Published on March 25th, 2016 | by Joseph Saulnier0
The king of bullet hell shooters, CAVE, has ported Deathsmiles to the PC. Playing as one of five angels from around the world, you’ll spend a lot of your time dodging the hundreds of bullets that fill the screen while firing in pretty much every direction. There are various modes available, ranging from the original arcade version of the game with no graphical updates for the retro-ists out there to the Xbox 360 mode (called the normal mode in the port) that has improved/updated graphics. Along with these are the 1.1 and Mega Black Label variations of the game.
Version 1.1 allows players to manually control the familiar creatures that fly along with them shooting an absorbing select types of bullets; familiars automatically rotate around players based on movement in the “vanilla” Deathsmiles. The Mega Black Label modes have an additional playable character, an extra level, and an extra difficulty mode for hardcore bullet hell vets. That being said, Mega Black Label 1.1 is the mode that is considered “feature complete,” having everything the others offer in one convenient place. The only real reason to play the other modes would be if you care at all about getting on their separate leaderboards for bragging rights, or if you want to see the original arcade graphics.

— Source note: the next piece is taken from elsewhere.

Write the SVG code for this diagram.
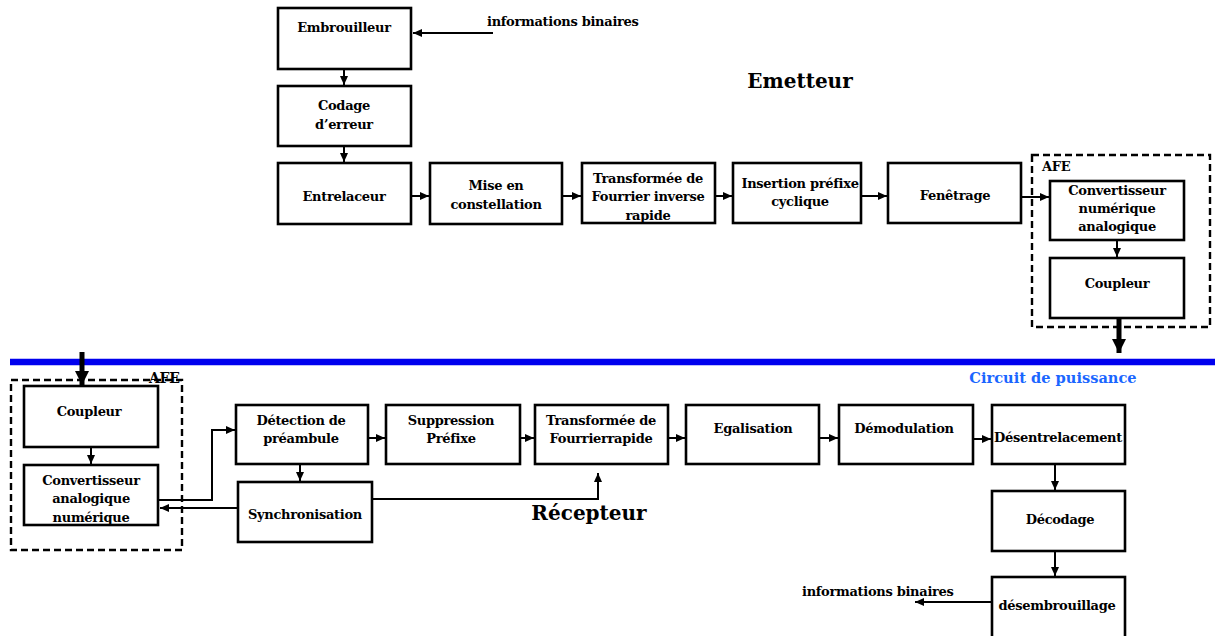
<svg xmlns="http://www.w3.org/2000/svg" width="1215" height="636" viewBox="0 0 1215 636">
<defs>
<marker id="ah" markerUnits="userSpaceOnUse" markerWidth="10" markerHeight="10" refX="9" refY="5" orient="auto">
<path d="M0,1 L9,5 L0,9 Z" fill="#000"/>
</marker>
<marker id="bh" markerUnits="userSpaceOnUse" markerWidth="16" markerHeight="16" refX="14" refY="8" orient="auto">
<path d="M0,1 L14,8 L0,15 Z" fill="#000"/>
</marker>
<style>
.box{fill:#fff;stroke:#000;stroke-width:2.6}
.afe{fill:none;stroke:#000;stroke-width:2.4;stroke-dasharray:7 4}
.t{font-family:"DejaVu Serif",serif;font-weight:bold;font-size:13px;fill:#000;text-anchor:middle;letter-spacing:-0.3px}
.l{text-anchor:start}
.c{fill:none;stroke:#000;stroke-width:2;marker-end:url(#ah)}
.thick{fill:none;stroke:#000;stroke-width:5;marker-end:url(#bh)}
.big{font-family:"DejaVu Serif",serif;font-weight:bold;font-size:20px;fill:#000;text-anchor:middle}
</style>
</defs>

<!-- power line -->
<line x1="10" y1="362" x2="1215" y2="362" stroke="#0000ee" stroke-width="6.5"/>
<text x="1053" y="383" style="font-family:'DejaVu Serif',serif;font-weight:bold;font-size:14.6px;fill:#1a66ff;text-anchor:middle">Circuit de puissance</text>

<text class="big" x="800" y="88">Emetteur</text>
<text class="big" x="589" y="520">Récepteur</text>

<!-- AFE containers -->
<g id="afe-tx">
<rect class="afe" x="1032" y="155" width="178" height="172"/>
<text class="t l" x="1042" y="171">AFE</text>
</g>
<g id="afe-rx">
<rect class="afe" x="11" y="380" width="171" height="170"/>
<text class="t l" x="149" y="383" style="font-size:14px">AFE</text>
</g>

<!-- connectors -->
<g id="connectors">
<line class="c" x1="493" y1="33" x2="413" y2="33"/>
<line class="c" x1="344" y1="69" x2="344" y2="85"/>
<line class="c" x1="344" y1="146" x2="344" y2="162"/>
<line class="c" x1="411" y1="196" x2="429" y2="196"/>
<line class="c" x1="562" y1="196" x2="581" y2="196"/>
<line class="c" x1="715" y1="196" x2="732" y2="196"/>
<line class="c" x1="861" y1="196" x2="887" y2="196"/>
<line class="c" x1="1021" y1="197" x2="1049" y2="197"/>
<line class="c" x1="1117" y1="240" x2="1117" y2="257"/>
<line class="thick" x1="1119" y1="318" x2="1119" y2="353"/>
<line class="thick" x1="82" y1="352" x2="82" y2="385"/>
<line class="c" x1="91" y1="447" x2="91" y2="464"/>
<polyline class="c" points="158,500 212,500 212,430 235,430"/>
<line class="c" x1="238" y1="508" x2="160" y2="508"/>
<line class="c" x1="300" y1="464" x2="300" y2="481"/>
<polyline class="c" points="372,499 598,499 598,473"/>
<line class="c" x1="368" y1="438" x2="385" y2="438"/>
<line class="c" x1="520" y1="438" x2="534" y2="438"/>
<line class="c" x1="668" y1="438" x2="685" y2="438"/>
<line class="c" x1="819" y1="438" x2="838" y2="438"/>
<line class="c" x1="973" y1="439" x2="991" y2="439"/>
<line class="c" x1="1055" y1="464" x2="1055" y2="490"/>
<line class="c" x1="1055" y1="551" x2="1055" y2="576"/>
<line class="c" x1="995" y1="602" x2="915" y2="602"/>
</g>

<text class="t l" x="487" y="26">informations binaires</text>
<text class="t l" x="802" y="596">informations binaires</text>

<!-- transmitter nodes -->
<g id="embrouilleur"><rect class="box" x="278" y="8" width="133" height="61"/><text class="t" x="344" y="32">Embrouilleur</text></g>
<g id="codage"><rect class="box" x="278" y="86" width="133" height="60"/><text class="t" x="344" y="110">Codage</text><text class="t" x="344" y="129">d’erreur</text></g>
<g id="entrelaceur"><rect class="box" x="278" y="163" width="133" height="61"/><text class="t" x="344" y="201">Entrelaceur</text></g>
<g id="constellation"><rect class="box" x="430" y="163" width="132" height="61"/><text class="t" x="496" y="190">Mise en</text><text class="t" x="496" y="209">constellation</text></g>
<g id="ifft"><rect class="box" x="582" y="163" width="133" height="60"/><text class="t" x="648" y="183">Transformée de</text><text class="t" x="648" y="201">Fourrier inverse</text><text class="t" x="648" y="220">rapide</text></g>
<g id="prefixe"><rect class="box" x="733" y="163" width="128" height="60"/><text class="t" x="800" y="188">Insertion préfixe</text><text class="t" x="800" y="206">cyclique</text></g>
<g id="fenetrage"><rect class="box" x="888" y="163" width="133" height="60"/><text class="t" x="955" y="200">Fenêtrage</text></g>
<g id="cna"><rect class="box" x="1050" y="181" width="134" height="59"/><text class="t" x="1117" y="195">Convertisseur</text><text class="t" x="1117" y="213">numérique</text><text class="t" x="1117" y="231">analogique</text></g>
<g id="coupleur-tx"><rect class="box" x="1050" y="258" width="134" height="60"/><text class="t" x="1117" y="288">Coupleur</text></g>

<!-- receiver nodes -->
<g id="coupleur-rx"><rect class="box" x="24" y="386" width="134" height="61"/><text class="t" x="89" y="416">Coupleur</text></g>
<g id="can"><rect class="box" x="24" y="465" width="134" height="60"/><text class="t" x="91" y="485">Convertisseur</text><text class="t" x="91" y="503">analogique</text><text class="t" x="91" y="522">numérique</text></g>
<g id="detection"><rect class="box" x="236" y="405" width="132" height="59"/><text class="t" x="301" y="425">Détection de</text><text class="t" x="301" y="443">préambule</text></g>
<g id="synchro"><rect class="box" x="238" y="482" width="134" height="60"/><text class="t" x="305" y="519">Synchronisation</text></g>
<g id="suppression"><rect class="box" x="386" y="405" width="134" height="59"/><text class="t" x="451" y="425">Suppression</text><text class="t" x="451" y="443">Préfixe</text></g>
<g id="fft"><rect class="box" x="535" y="405" width="133" height="59"/><text class="t" x="601" y="425">Transformée de</text><text class="t" x="601" y="443">Fourrierrapide</text></g>
<g id="egalisation"><rect class="box" x="686" y="405" width="133" height="59"/><text class="t" x="753" y="433">Egalisation</text></g>
<g id="demodulation"><rect class="box" x="839" y="405" width="134" height="59"/><text class="t" x="904" y="433">Démodulation</text></g>
<g id="desentrelacement"><rect class="box" x="992" y="405" width="133" height="59"/><text class="t" x="1058" y="442">Désentrelacement</text></g>
<g id="decodage"><rect class="box" x="992" y="491" width="133" height="60"/><text class="t" x="1060" y="524">Décodage</text></g>
<g id="desembrouillage"><rect class="box" x="992" y="577" width="133" height="65"/><text class="t" x="1057" y="610">désembrouillage</text></g>
</svg>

Graphically, Deathsmiles isn’t too easy on the eyes, considering the source material is only from 2007. Don’t get me wrong, though. This in no way means it is unplayable. Levels and characters mostly consist of gothic “Lolita” imagery, but there are a few levels that take place in a forest or volcano, just to mix it up a bit. Depending on the difficulty setting, there won’t be much time to admire the graphics anyway as there will be, literally, hundreds of bullets and items filling the screen. Once 1,000 items are collected in the game, they can be activated to power up your bullets and boost your score. You will also find your standard bullet hell bomb that clears the screen of all enemies and bullets.
Instead of starting from scratch, the PC port is essentially just the PAL Xbox 360 version ported right to PC, minus the online multiplayer. Local multiplayer is still intact, though, with the option to have both players play on the same keyboard or with separate controllers. The PAL localization used a lot less flamboyant dialogue than the NTSC version, which is preferred by some players. Personally, I would have preferred the zany, over-the-top dialogue found in the North American release. But, truth-be-told, no one is really playing this game for its, at best, paper-thin story. You’re playing to try to dodge bullets as teenage girls.
If you’ve never played a bullet hell shooter, or fear they may be too difficult, Deathsmiles is a darn good place to start. The game offers multiple difficulties ranging from really easy to astoundingly over-the-top difficulty. It’s just a colorful and fun game though, regardless of your skillset. If you’ve got a thing for gothic “lolitas” or giant bosses, you’ll definitely get your fill here. Deathsmiles is easily one of the best shooters in recent history, and definitely recommended for those looking to experience the genre on their PC.